Didn't I say I had a solution?

The solution lies in holding on to the asset, gaining more income, but at the same time, putting the actual plan of selling into action.

The Lease Option.


What is it?
A renter that pays a premium rent with the intent to purchase your home.

Why does this work?

  1. Lease-Option Tenant pays more rent. This lessens your cash flow problem. In some Lease Option agreements, the rent is increased by a much higher level, and that rent is given back to the tenant in the form of price reduction, or down payment, or closing costs. Whichever is the norm in that market.
  2. Avoids Vacancy. Whenever you sell, it should be vacant. Buyer's do not enjoy looking at homes that are tenant occupied. And in today's market, it will take a lot longer to find a buyer than a renter. But a Lease Option Tenant will live in the unit until they buy it. No sell vacancy period.
  3. Sells the property at future value, not today's loss. Tenant will sign up to buy the property at the value you want today, but not until tomorrow.
  4. Reduce Realtor Fees. This is almost a guarantee in every market. You can do this yourself, if you have the time to find a renter. You just make an amendment to your rental agreement. Most Property Management companies can do this as well. They will charge extra, but it's heck of a lot cheaper than 2 Realtor commissions.

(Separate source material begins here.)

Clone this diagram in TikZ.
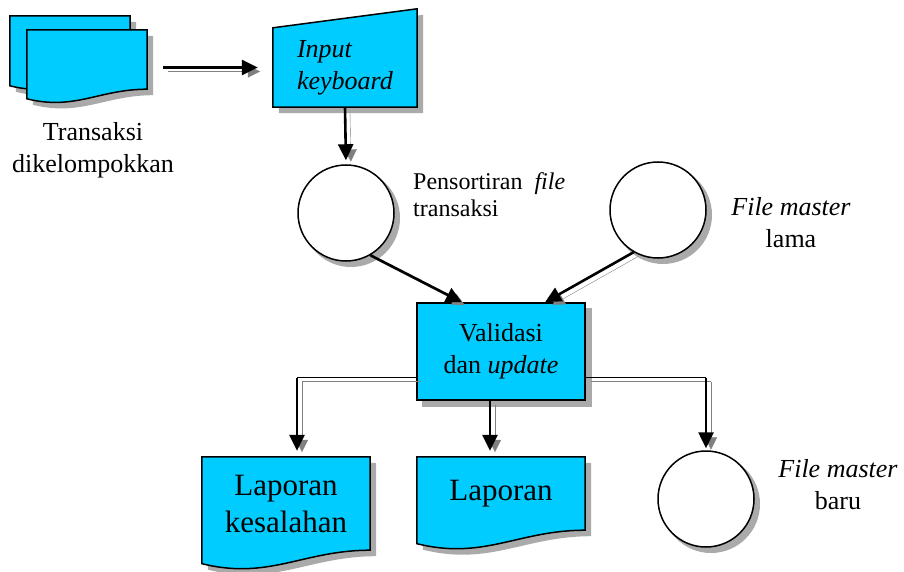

The pickle that most people are in, where this solution may not work for, are the ones where the loan has gotten out of control. Rate is adjusting 2pts every time, or the loan has a balance due, or the Neg Am is at recast (if you don't know what this is... good :-))

If you fall into this category, a loan modification can solve that problem for some people.

If you are facing $400 negative output every month on your investment property, all you have to do is Lease Option for $200 more than your current rent, and Loan Modification for $200 off your current payment.

Now you are breaking even again. I am not going to tell you that it is easy. But losing $50,000 is not easy to swallow, either.